Jean-Paul Gaultier, vez por outra, coloca uma personagem polêmica em seus desfiles. Prostituta na passarela? Ah, isso ele já fez nos anos 80. Se repetisse a dose, seria até considerado démodé. E Karl Lagerfeld também circulou no ano passado com uma mocinha de reputação duvidosa, a marroquina Zahia Dehar, que ficou famosa na França depois de ter feito programas com jogadores de futebol quando ela era menor de idade. Saint Laurent, Gaultier e Lagerfeld perderam uma única noite de sono por terem virado alvo de polêmica ao eleger musas as moças das esquinas? Logo em seguida, as burguesas saíam freneticamente em busca das roupas desfiladas por elas.

A moda, aquela de verdade, não chegou aonde chegou por ter seguido padrões, mas justamente por tê-los quebrado. É justamente quando ela nos opõe às nossas ideias pré-estabelecidas que se torna relevante e vai muito além de um simples comércio de roupas.

Faltou à TNG brasileira uma motivação que justificasse a presença de Catarina na passarela. A coleção não trazia o universo das prostitutas nem tinha o sexo como tema. Ficou a impressão — verdadeira — de que era marketing por marketing. Não teria sido uma boa ideia distribuir camisinhas para a plateia no final da apresentação?
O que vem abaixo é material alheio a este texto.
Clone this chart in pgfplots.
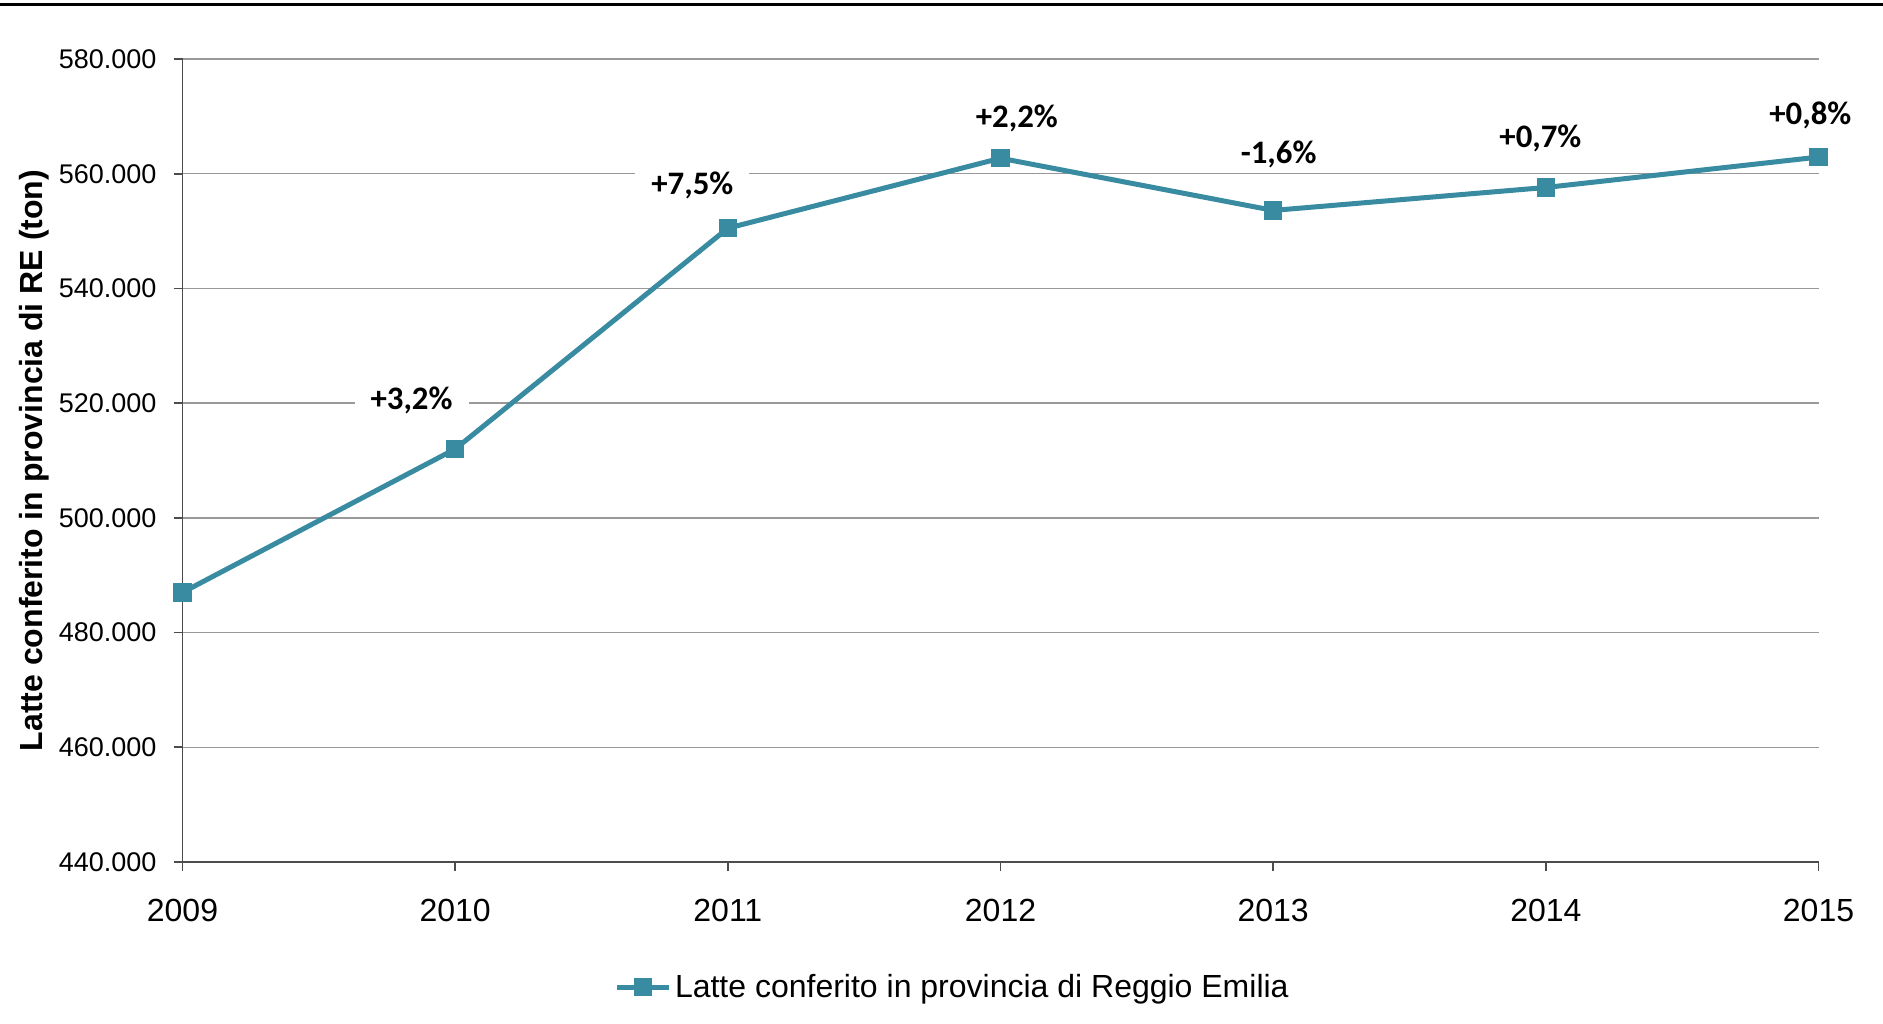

O que talvez incomode é que Catarina não tem aquela imagem da prostituta clássica de filme noir, rodando a bolsinha na esquina, meia arrastão na perna e subjugada por um cafetão. É garota classe média de cabelos lisos, letrada e conectada na web, que poderia ser minha filha ou a sua, que poderia fazer carreira e ganhar diploma. Essa a sociedade não perdoa, sobretudo quando ela não está pedindo perdão.